If the claim is false or exaggerated, the market will reverse sharply as shorts cover. The exact same setup occurred on January 3, 2020: the initial drop reversed within 24 hours after no further escalations materialized. Today, the short positioning is even more concentrated, making a squeeze more violent.
But even if the attack is real, there is an overlooked nuance: the target was in Qatar, not Iran itself. The U.S. has multiple bases in the region; retaliation is not automatic. The market is pricing in a worst-case scenario — a full-scale conflict — when the actual probability might be lower. That is the definition of an overreaction.

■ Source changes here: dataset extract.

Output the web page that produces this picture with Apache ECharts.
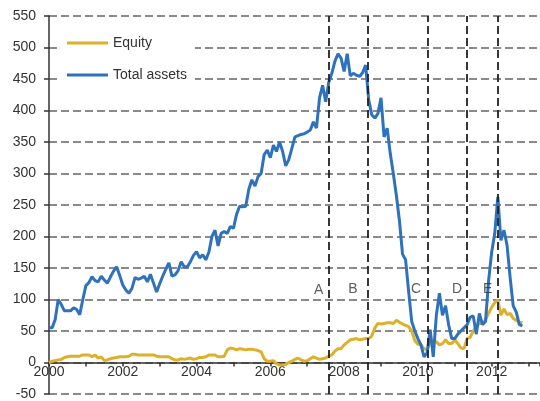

In my 2017 auditing period, I saw countless projects collapse because they failed to separate noise from signal. The same principle applies here: separate the true probability of systemic conflict from the emotional panic of the moment.
Takeaway: Navigating the Storm to Find the Steady Current
This event is not just a trade — it is a stress test of Bitcoin’s asset-class identity. In the short term, the path depends on whether the claim is confirmed. If confirmed and followed by escalation, expect Bitcoin to test $58,000 as liquidity dries further. If not, expect a V-shaped recovery to $65,000+ within 48 hours, as short sellers are squeezed.
For institutional readers: this is a moment to assess your portfolio’s tail-risk hedging. Do you have a mechanism to profit from volatility? My research series on "Autonomous Economic Agents" last year predicted that algorithmic liquidity would dominate. Today, that liquidity evaporated in seconds. The lesson is that in a geopolitical shock, centralized exchange order books are the first to break. As always, reading the code that writes the culture means understanding that beneath the price lies a chain of trust — and trust is the first casualty of war.